How do you clean a stuck Tricam?

Never pull the sling — it re-cams the device every time. Insert a nut tool into the fulcrum channel or hook it behind the retaining cross-pin and apply steady reverse-rotation pressure while pressing the head inward to relieve outward rail pressure. Work slowly and steadily. Rushing causes the tool to slip and the piece to seat harder.

Can you use Tricams in vertical cracks?

Yes, in passive mode. Orient the sling in the centered (uncocked) position and use the Tricam as a large angled nut in a narrowing vertical constriction. In active mode, vertical cracks are unreliable because gravity and rope movement pull the sling away from the cam channel, uncocking the piece before it loads. Horizontal placements are the Tricam’s primary design environment.
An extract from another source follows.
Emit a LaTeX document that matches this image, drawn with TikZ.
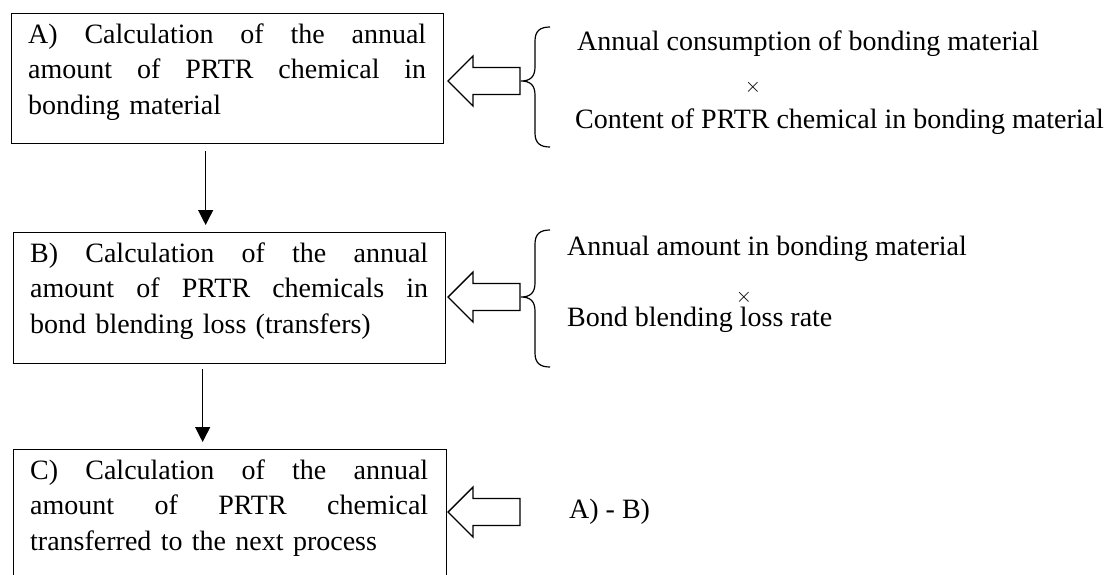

What is the best Tricam size to start with?

Pink (0.5) and Red (1.0) are the most versatile entry point, covering 18–32mm — the range that includes most horizontal pod features on moderate trad routes. The Pink in particular is the legendary Gunks piece; Shawangunk horizontal cracks fall almost universally in that range. If you climb granite or alpine terrain, add the Brown (1.5) for slightly wider horizontals. These three sizes together weigh about 111g.

Tricam vs. small cam — which should I place?

In parallel vertical cracks with no unusual features, place the cam every time — it’s faster and easier to clean. The Tricam earns its rack space in three specific conditions: horizontal pods where cams walk, icy crack performance where cam lobes skate, and limestone solution pockets where cam lobes can’t achieve equilibrium. Carry both, deploy each where it excels, and trust the physics.